Taking a step forward is much more systemic in certain situations than others. In this case, water use. What's the whole picture and how can a new development acquire the water it needs, especially in water-starved areas?

No matter how efficient a new development may be, growth always comes at a price, with increased demand for water one of the more tangible costs. In areas already experiencing water scarcity, it’s also potentially one of the biggest challenges to long-term sustainability.

That’s why the Alliance for Water Efficiency, Environmental Law Institute, and River Network recently released a tool to help communities plan for water-neutral growth. The Net Blue Ordinance Toolkit, developed with input from seven geographically diverse regions of the U.S., is designed to meet different water needs when drafting an ordinance to require developers to offset new water demand. Another automated worksheet helps developers calculate exactly what kind and scale of offsets they’d need.

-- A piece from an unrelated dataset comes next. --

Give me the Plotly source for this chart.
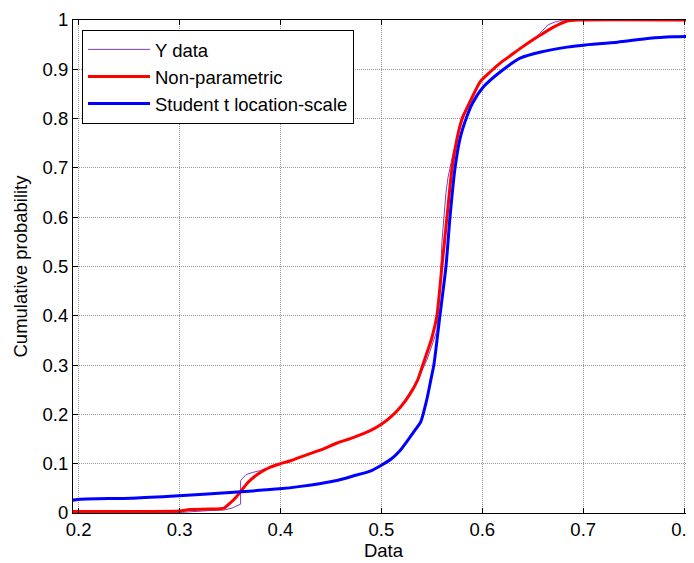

“Those who work in urban design and city planning know that water plays an important role, but they’re frustrated often by the lack of access they have to those in the water and wastewater utilities who should be working with them more directly and aren’t,” says Mary Anne Dickinson, president and CEO of the Alliance for Water Efficiency (AWE). “There’s very much a firewall between those two entities.”

Offsets could take a number of forms. Dickinson gives the example of a developer building a new 10-home subdivision. If the city has a water-neutral development ordinance, the developer will have an incentive to install the most efficient appliances possible, but the project will still have an impact on local water demand, about 500,000 gallons per year.